= AIM =
Copy all the entries word for word, but omit the pictures.

Figure scripts:
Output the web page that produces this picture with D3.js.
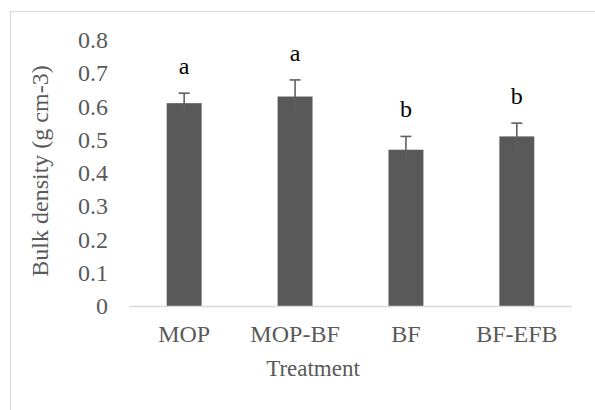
<!DOCTYPE html>
<html>
<head>
<meta charset="utf-8">
<script src="https://cdn.jsdelivr.net/npm/d3@7"></script>
<style>
  body { margin: 0; background: #fff; }
  text { font-family: "Liberation Serif", "Times New Roman", serif; }
</style>
</head>
<body>
<div id="chart"></div>
<script>
// data
const categories = ["MOP", "MOP-BF", "BF", "BF-EFB"];
const values = [0.61, 0.63, 0.47, 0.51];
const errors = [0.03, 0.05, 0.04, 0.04];
const letters = ["a", "a", "b", "b"];
const yTicks = [0, 0.1, 0.2, 0.3, 0.4, 0.5, 0.6, 0.7, 0.8];

const FONT = "'Liberation Serif', 'Times New Roman', serif";
const W = 595, H = 410;
const margin = { top: 40, right: 23, bottom: 104, left: 129 };
const width = W - margin.left - margin.right,
  height = H - margin.top - margin.bottom;

const svg = d3.select("#chart").append("svg")
  .attr("width", W)
  .attr("height", H);

// outer chart border (runs off the right and bottom edges)
svg.append("rect")
  .attr("x", 10.5).attr("y", 11.5)
  .attr("width", 700).attr("height", 700)
  .attr("fill", "none")
  .attr("stroke", "#d9d9d9");

const g = svg.append("g")
  .attr("transform", "translate(" + margin.left + "," + margin.top + ")");

const x = d3.scaleBand()
  .domain(categories)
  .range([0, width])
  .paddingInner(0.685)
  .paddingOuter(0.34);

const y = d3.scaleLinear()
  .domain([0, 0.8])
  .range([height, 0]);

// y tick labels (no axis line, Excel style)
const yAxis = g.append("g")
  .call(d3.axisLeft(y).tickValues(yTicks).tickSize(0).tickPadding(21)
    .tickFormat(d => d === 0 ? "0" : d3.format(".1f")(d)))
  .attr("font-family", FONT)
  .attr("font-size", 24);
yAxis.select(".domain").remove();
yAxis.selectAll("text").attr("fill", "#595959");

// bars
g.selectAll(".bar")
  .data(values)
  .enter()
  .append("rect")
  .attr("class", "bar")
  .attr("x", (d, i) => x(categories[i]))
  .attr("y", d => y(d))
  .attr("width", x.bandwidth())
  .attr("height", d => height - y(d))
  .attr("fill", "#595959");

// error bars
const eb = g.selectAll(".err")
  .data(values)
  .enter()
  .append("g")
  .attr("class", "err")
  .attr("stroke", "#5f5f5f")
  .attr("stroke-width", 1.6);
eb.append("line")
  .attr("x1", (d, i) => x(categories[i]) + x.bandwidth() / 2)
  .attr("x2", (d, i) => x(categories[i]) + x.bandwidth() / 2)
  .attr("y1", (d, i) => y(d + errors[i]))
  .attr("y2", (d, i) => y(d - errors[i]));
eb.append("line")
  .attr("x1", (d, i) => x(categories[i]) + x.bandwidth() / 2 - 5.5)
  .attr("x2", (d, i) => x(categories[i]) + x.bandwidth() / 2 + 5.5)
  .attr("y1", (d, i) => y(d + errors[i]))
  .attr("y2", (d, i) => y(d + errors[i]));

// significance letters
g.selectAll(".letter")
  .data(letters)
  .enter()
  .append("text")
  .attr("class", "letter")
  .attr("x", (d, i) => x(categories[i]) + x.bandwidth() / 2)
  .attr("y", (d, i) => y(values[i] + errors[i]) - 19)
  .attr("text-anchor", "middle")
  .attr("fill", "#000")
  .style("font-size", "24px")
  .text(d => d);

// baseline
g.append("line")
  .attr("x1", 0).attr("x2", width)
  .attr("y1", height + 0.5).attr("y2", height + 0.5)
  .attr("stroke", "#d9d9d9")
  .attr("stroke-width", 1.5);

// x category labels
const xAxis = g.append("g")
  .attr("transform", "translate(0," + height + ")")
  .call(d3.axisBottom(x).tickSize(0).tickPadding(19))
  .attr("font-family", FONT)
  .attr("font-size", 24);
xAxis.select(".domain").remove();
xAxis.selectAll("text")
  .attr("fill", "#595959")
  .attr("dy", "0.71em");

// axis titles
svg.append("text")
  .attr("x", 313)
  .attr("y", 376)
  .attr("text-anchor", "middle")
  .attr("fill", "#595959")
  .style("font-size", "23px")
  .text("Treatment");

svg.append("text")
  .attr("transform", "translate(48,171) rotate(-90)")
  .attr("text-anchor", "middle")
  .attr("fill", "#595959")
  .style("font-size", "24px")
  .text("Bulk density (g cm-3)");
</script>
</body>
</html>
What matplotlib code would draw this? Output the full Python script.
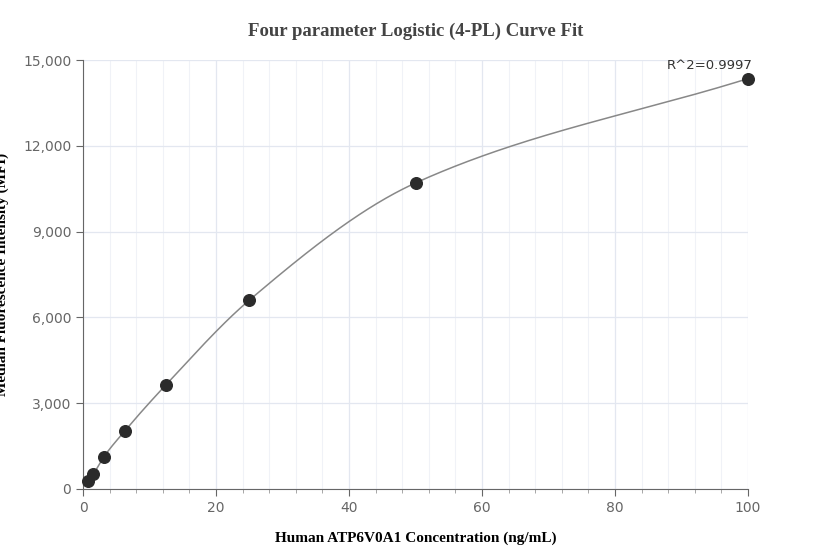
import numpy as np
import matplotlib
matplotlib.use("Agg")
import matplotlib.pyplot as plt
from matplotlib.ticker import MultipleLocator, FuncFormatter

conc = [0.78, 1.56, 3.125, 6.25, 12.5, 25, 50, 100]
mfi = [270, 520, 1120, 2020, 3650, 6600, 10700, 14350]
title = "Four parameter Logistic (4-PL) Curve Fit"
xlabel = "Human ATP6V0A1 Concentration (ng/mL)"
ylabel = "Median Fluorescence Intensity (MFI)"
r2_text = "R^2=0.9997"

def pchip(x, y, xs):
    x = np.asarray(x, float); y = np.asarray(y, float)
    h = np.diff(x); d = np.diff(y) / h
    m = np.zeros_like(y)
    for k in range(1, len(x) - 1):
        if d[k-1] * d[k] > 0:
            w1 = 2*h[k] + h[k-1]; w2 = h[k] + 2*h[k-1]
            m[k] = (w1 + w2) / (w1/d[k-1] + w2/d[k])
    m[0] = d[0]; m[-1] = d[-1]
    out = np.empty_like(xs)
    idx = np.clip(np.searchsorted(x, xs) - 1, 0, len(x) - 2)
    for i, xv in enumerate(xs):
        k = idx[i]; t = (xv - x[k]) / h[k]
        h00 = 2*t**3 - 3*t**2 + 1; h10 = t**3 - 2*t**2 + t
        h01 = -2*t**3 + 3*t**2; h11 = t**3 - t**2
        out[i] = h00*y[k] + h10*h[k]*m[k] + h01*y[k+1] + h11*h[k]*m[k+1]
    return out

fig = plt.figure(figsize=(8.32, 5.6), dpi=100)
ax = fig.add_axes([83/832, 1 - 489/560, (748-83)/832, (489-60)/560])
xs = np.linspace(conc[0], conc[-1], 600)
ax.plot(xs, pchip(conc, mfi, xs), color="#888888", lw=1.1, zorder=2)
ax.scatter(conc, mfi, s=70, color="#2b2b2b", zorder=3, clip_on=False)
ax.set_xlim(0, 100); ax.set_ylim(0, 15000)
ax.xaxis.set_major_locator(MultipleLocator(20))
ax.xaxis.set_minor_locator(MultipleLocator(4))
ax.yaxis.set_major_locator(MultipleLocator(3000))
ax.yaxis.set_major_formatter(FuncFormatter(lambda v, p: f"{int(v):,}"))
ax.grid(True, which="major", color="#e3e7f0", lw=0.9)
ax.grid(True, which="minor", axis="x", color="#f0f2f7", lw=0.8)
ax.set_axisbelow(True)
for s in ["top", "right"]:
    ax.spines[s].set_visible(False)
for s in ["left", "bottom"]:
    ax.spines[s].set_color("#666666")
ax.tick_params(colors="#666666", labelsize=10, length=5, labelcolor="#666666")
ax.tick_params(which="minor", length=3, colors="#999999")
ax.set_title(title, fontfamily="Liberation Serif", fontweight="bold", fontsize=13.5, color="#444444", pad=17)
ax.set_xlabel(xlabel, fontfamily="Liberation Serif", fontweight="bold", fontsize=11, labelpad=12)
ax.set_ylabel(ylabel, fontfamily="Liberation Serif", fontweight="bold", fontsize=11, labelpad=10)
ax.annotate(r2_text, (conc[-1], mfi[-1]), xytext=(3, 5), textcoords="offset points",
            ha="right", va="bottom", fontsize=9.5, color="#333333")
fig.savefig("out.png", dpi=100)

= WRITTEN REPLY =
Output the web page that produces this picture with D3.js.
<!DOCTYPE html>
<html>
<head>
<meta charset="utf-8">
<script src="https://cdn.jsdelivr.net/npm/d3@7"></script>
<style>
  body { margin: 0; background: #fff; }
  text { font-family: "Liberation Serif", "Times New Roman", serif; }
</style>
</head>
<body>
<div id="chart"></div>
<script>
// data
const categories = ["MOP", "MOP-BF", "BF", "BF-EFB"];
const values = [0.61, 0.63, 0.47, 0.51];
const errors = [0.03, 0.05, 0.04, 0.04];
const letters = ["a", "a", "b", "b"];
const yTicks = [0, 0.1, 0.2, 0.3, 0.4, 0.5, 0.6, 0.7, 0.8];

const FONT = "'Liberation Serif', 'Times New Roman', serif";
const W = 595, H = 410;
const margin = { top: 40, right: 23, bottom: 104, left: 129 };
const width = W - margin.left - margin.right,
  height = H - margin.top - margin.bottom;

const svg = d3.select("#chart").append("svg")
  .attr("width", W)
  .attr("height", H);

// outer chart border (runs off the right and bottom edges)
svg.append("rect")
  .attr("x", 10.5).attr("y", 11.5)
  .attr("width", 700).attr("height", 700)
  .attr("fill", "none")
  .attr("stroke", "#d9d9d9");

const g = svg.append("g")
  .attr("transform", "translate(" + margin.left + "," + margin.top + ")");

const x = d3.scaleBand()
  .domain(categories)
  .range([0, width])
  .paddingInner(0.685)
  .paddingOuter(0.34);

const y = d3.scaleLinear()
  .domain([0, 0.8])
  .range([height, 0]);

// y tick labels (no axis line, Excel style)
const yAxis = g.append("g")
  .call(d3.axisLeft(y).tickValues(yTicks).tickSize(0).tickPadding(21)
    .tickFormat(d => d === 0 ? "0" : d3.format(".1f")(d)))
  .attr("font-family", FONT)
  .attr("font-size", 24);
yAxis.select(".domain").remove();
yAxis.selectAll("text").attr("fill", "#595959");

// bars
g.selectAll(".bar")
  .data(values)
  .enter()
  .append("rect")
  .attr("class", "bar")
  .attr("x", (d, i) => x(categories[i]))
  .attr("y", d => y(d))
  .attr("width", x.bandwidth())
  .attr("height", d => height - y(d))
  .attr("fill", "#595959");

// error bars
const eb = g.selectAll(".err")
  .data(values)
  .enter()
  .append("g")
  .attr("class", "err")
  .attr("stroke", "#5f5f5f")
  .attr("stroke-width", 1.6);
eb.append("line")
  .attr("x1", (d, i) => x(categories[i]) + x.bandwidth() / 2)
  .attr("x2", (d, i) => x(categories[i]) + x.bandwidth() / 2)
  .attr("y1", (d, i) => y(d + errors[i]))
  .attr("y2", (d, i) => y(d - errors[i]));
eb.append("line")
  .attr("x1", (d, i) => x(categories[i]) + x.bandwidth() / 2 - 5.5)
  .attr("x2", (d, i) => x(categories[i]) + x.bandwidth() / 2 + 5.5)
  .attr("y1", (d, i) => y(d + errors[i]))
  .attr("y2", (d, i) => y(d + errors[i]));

// significance letters
g.selectAll(".letter")
  .data(letters)
  .enter()
  .append("text")
  .attr("class", "letter")
  .attr("x", (d, i) => x(categories[i]) + x.bandwidth() / 2)
  .attr("y", (d, i) => y(values[i] + errors[i]) - 19)
  .attr("text-anchor", "middle")
  .attr("fill", "#000")
  .style("font-size", "24px")
  .text(d => d);

// baseline
g.append("line")
  .attr("x1", 0).attr("x2", width)
  .attr("y1", height + 0.5).attr("y2", height + 0.5)
  .attr("stroke", "#d9d9d9")
  .attr("stroke-width", 1.5);

// x category labels
const xAxis = g.append("g")
  .attr("transform", "translate(0," + height + ")")
  .call(d3.axisBottom(x).tickSize(0).tickPadding(19))
  .attr("font-family", FONT)
  .attr("font-size", 24);
xAxis.select(".domain").remove();
xAxis.selectAll("text")
  .attr("fill", "#595959")
  .attr("dy", "0.71em");

// axis titles
svg.append("text")
  .attr("x", 313)
  .attr("y", 376)
  .attr("text-anchor", "middle")
  .attr("fill", "#595959")
  .style("font-size", "23px")
  .text("Treatment");

svg.append("text")
  .attr("transform", "translate(48,171) rotate(-90)")
  .attr("text-anchor", "middle")
  .attr("fill", "#595959")
  .style("font-size", "24px")
  .text("Bulk density (g cm-3)");
</script>
</body>
</html>
What matplotlib code would draw this? Output the full Python script.
import numpy as np
import matplotlib
matplotlib.use("Agg")
import matplotlib.pyplot as plt
from matplotlib.ticker import MultipleLocator, FuncFormatter

conc = [0.78, 1.56, 3.125, 6.25, 12.5, 25, 50, 100]
mfi = [270, 520, 1120, 2020, 3650, 6600, 10700, 14350]
title = "Four parameter Logistic (4-PL) Curve Fit"
xlabel = "Human ATP6V0A1 Concentration (ng/mL)"
ylabel = "Median Fluorescence Intensity (MFI)"
r2_text = "R^2=0.9997"

def pchip(x, y, xs):
    x = np.asarray(x, float); y = np.asarray(y, float)
    h = np.diff(x); d = np.diff(y) / h
    m = np.zeros_like(y)
    for k in range(1, len(x) - 1):
        if d[k-1] * d[k] > 0:
            w1 = 2*h[k] + h[k-1]; w2 = h[k] + 2*h[k-1]
            m[k] = (w1 + w2) / (w1/d[k-1] + w2/d[k])
    m[0] = d[0]; m[-1] = d[-1]
    out = np.empty_like(xs)
    idx = np.clip(np.searchsorted(x, xs) - 1, 0, len(x) - 2)
    for i, xv in enumerate(xs):
        k = idx[i]; t = (xv - x[k]) / h[k]
        h00 = 2*t**3 - 3*t**2 + 1; h10 = t**3 - 2*t**2 + t
        h01 = -2*t**3 + 3*t**2; h11 = t**3 - t**2
        out[i] = h00*y[k] + h10*h[k]*m[k] + h01*y[k+1] + h11*h[k]*m[k+1]
    return out

fig = plt.figure(figsize=(8.32, 5.6), dpi=100)
ax = fig.add_axes([83/832, 1 - 489/560, (748-83)/832, (489-60)/560])
xs = np.linspace(conc[0], conc[-1], 600)
ax.plot(xs, pchip(conc, mfi, xs), color="#888888", lw=1.1, zorder=2)
ax.scatter(conc, mfi, s=70, color="#2b2b2b", zorder=3, clip_on=False)
ax.set_xlim(0, 100); ax.set_ylim(0, 15000)
ax.xaxis.set_major_locator(MultipleLocator(20))
ax.xaxis.set_minor_locator(MultipleLocator(4))
ax.yaxis.set_major_locator(MultipleLocator(3000))
ax.yaxis.set_major_formatter(FuncFormatter(lambda v, p: f"{int(v):,}"))
ax.grid(True, which="major", color="#e3e7f0", lw=0.9)
ax.grid(True, which="minor", axis="x", color="#f0f2f7", lw=0.8)
ax.set_axisbelow(True)
for s in ["top", "right"]:
    ax.spines[s].set_visible(False)
for s in ["left", "bottom"]:
    ax.spines[s].set_color("#666666")
ax.tick_params(colors="#666666", labelsize=10, length=5, labelcolor="#666666")
ax.tick_params(which="minor", length=3, colors="#999999")
ax.set_title(title, fontfamily="Liberation Serif", fontweight="bold", fontsize=13.5, color="#444444", pad=17)
ax.set_xlabel(xlabel, fontfamily="Liberation Serif", fontweight="bold", fontsize=11, labelpad=12)
ax.set_ylabel(ylabel, fontfamily="Liberation Serif", fontweight="bold", fontsize=11, labelpad=10)
ax.annotate(r2_text, (conc[-1], mfi[-1]), xytext=(3, 5), textcoords="offset points",
            ha="right", va="bottom", fontsize=9.5, color="#333333")
fig.savefig("out.png", dpi=100)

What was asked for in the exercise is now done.